**Overview**
We are interested in categorizing different types of /reasons for deletions of uploaded media files (how: based on analysis of a sample of filed deletion requests). Once we understand the main reasons, and a rough proportion of deletion types, we can identify most problematic ones and prioritize improvements focused on minimizing their in-flow.
This is part of [[ https://docs.google.com/document/d/1qBWhT5O-47P8xzRxoLpjZ9UaoUzSAt5ZAOnrZwX8nqs/edit | Design research on Commons ]]. We would first do a programmatic analysis and then ask the design research for qualitative analysis on top.

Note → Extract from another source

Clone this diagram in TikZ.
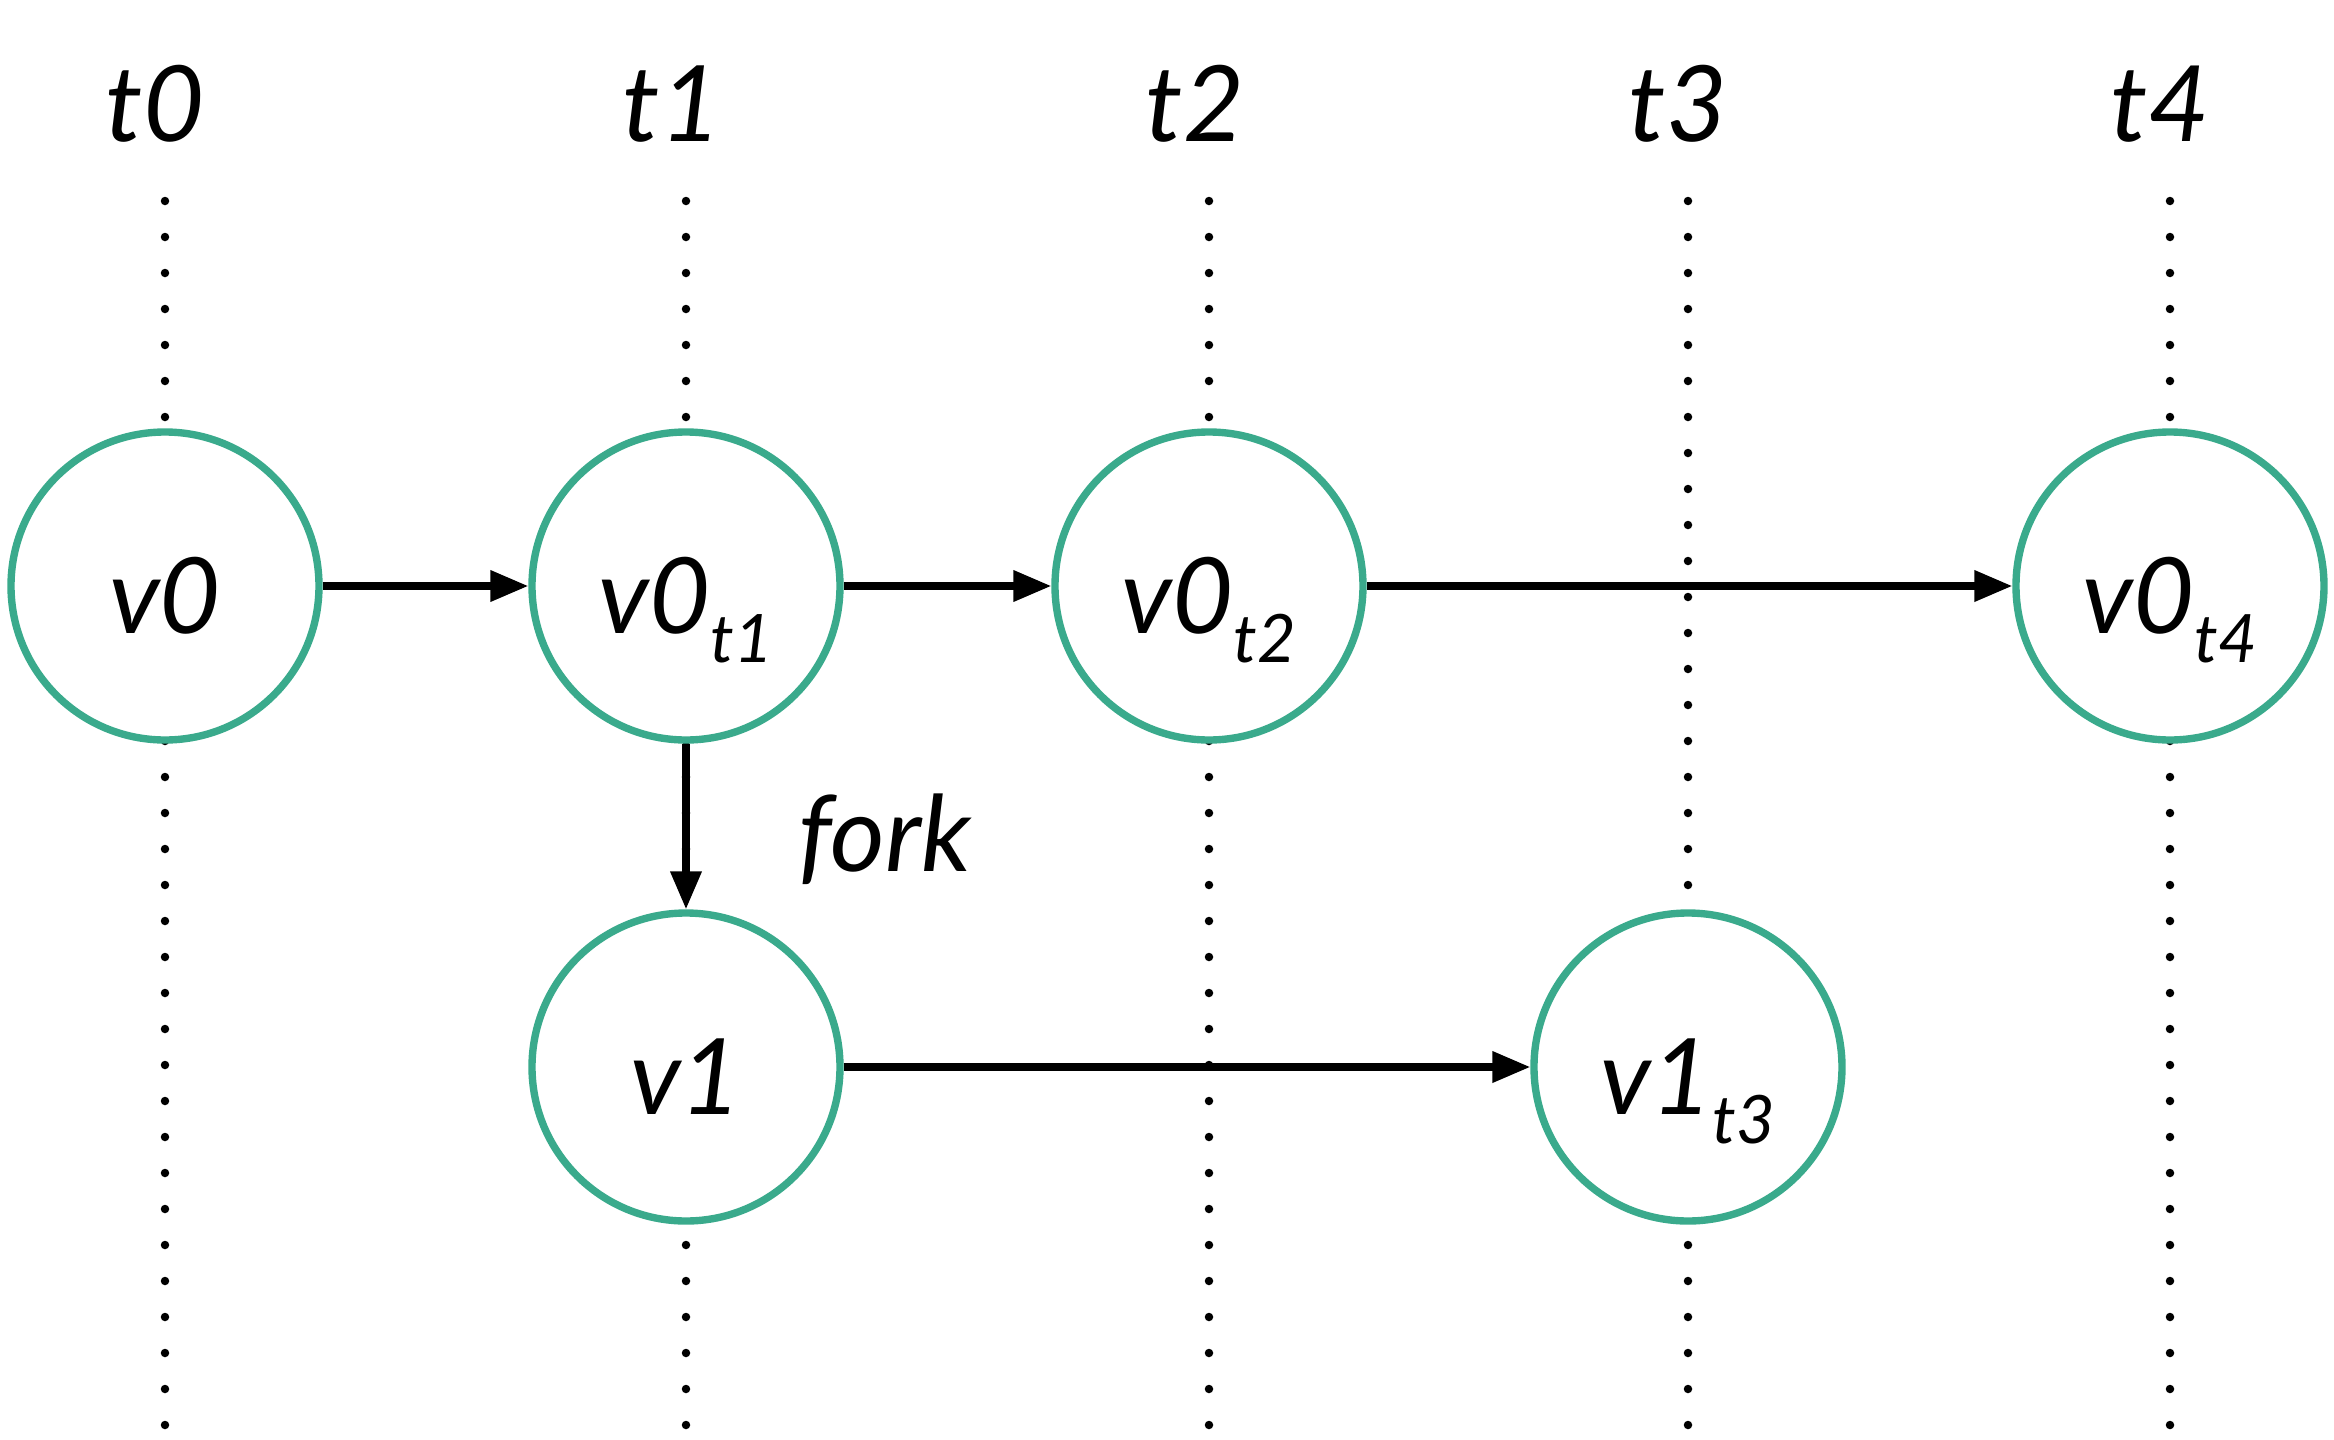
\documentclass[tikz,border=0pt]{standalone}
\usepackage{fontspec}
\setmainfont{Lato}
\usetikzlibrary{arrows.meta}
\definecolor{nodegreen}{HTML}{3AAA8C}
\newcommand{\subt}[1]{\raisebox{-8.5pt}{\fontsize{19}{19}\selectfont #1}}
\begin{document}
\begin{tikzpicture}[
  every node/.style={font=\fontsize{30}{36}\selectfont\itshape},
  vnode/.style={circle, draw=nodegreen, line width=2.1pt, fill=white,
    minimum size=3.08cm, inner sep=0pt, text height=1.0cm, text depth=0.06cm},
  tlabel/.style={anchor=base},
  timeline/.style={line width=0.085cm, line cap=round, dash pattern=on 0pt off 0.36cm},
  conn/.style={line width=2pt, -{Triangle[length=0.38cm,width=0.3cm]}}
]
\useasboundingbox (0,0) rectangle (23.34,-14.40);
% time labels
\node[tlabel] (t0) at (1.55,-1.41) {t0};
\node[tlabel] (t1) at (6.72,-1.41) {t1};
\node[tlabel] (t2) at (11.95,-1.41) {t2};
\node[tlabel] (t3) at (16.78,-1.41) {t3};
\node[tlabel] (t4) at (21.60,-1.41) {t4};
% timeline coordinates
\foreach \n/\x in {a/1.65,b/6.86,c/12.09,d/16.88,e/21.70}{
  \coordinate (top\n) at (\x,-2.01);
  \coordinate (bot\n) at (\x,-14.29);
}
\foreach \n in {a,b,c,d,e}{
  \draw[timeline] (top\n) -- (bot\n);
}
% nodes
\node[vnode] (v0) at (1.65,-5.86) {v0};
\node[vnode] (v0t1) at (6.86,-5.86) {v0\subt{t1}};
\node[vnode] (v0t2) at (12.09,-5.86) {v0\subt{t2}};
\node[vnode] (v0t4) at (21.70,-5.86) {v0\subt{t4}};
\node[vnode] (v1) at (6.86,-10.67) {v1};
\node[vnode] (v1t3) at (16.88,-10.67) {v1\subt{t3}};
% connectors
\draw[conn] (v0) -- (v0t1);
\draw[conn] (v0t1) -- (v0t2);
\draw[conn] (v0t2) -- (v0t4);
\draw[conn] (v0t1) -- (v1);
\draw[conn] (v1) -- (v1t3);
\node[anchor=base west] (fork) at (7.86,-8.71) {fork};
\end{tikzpicture}
\end{document}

USeful infformation about the baselines for uploads and some deletion request ratios can be found in comments here https://phabricator.wikimedia.org/T337466
**Requirements**
Step 1: Preliminary analysis
- Which data can we get about a deletion request? Before proceeding to the sampling and analyses, send an example with all data we can get to Sneha and Alexandra for review and discussion about which data to include in the analysis
Step 2: Analysis a sample
Retrieve a random sample of 1000 deletion requests over the last year and try to categorise based on the following parameters:
- Type of deletion request (speedy or regular)
- Time to resolve (speedy is immediate, for regular for example the following classes: up to 2 weeks, 2 weeks to 1 months, 1 month +, haven't been resolved)
- Reasons - see reasons in this [[ https://docs.google.com/document/d/1jxyyui4onla8cO0ub0Zrw9fKApHmulu_f0Tf8xENqlY/edit | write-up ]]. Implementation note: Reasons for deletion requests should have tags, so can probably use those
Questions we want to answer:
Share/% of each deletion class
What are the reasons most commonly reported within in each class
Is there any correlation between e.g. time to close and specific reasons?
Step 3: We would like to ensure that the analysis is representative and not biased to the latest 1000 deletion requests. As such, we would like to run the same analysis for several historical samples to minimize bias.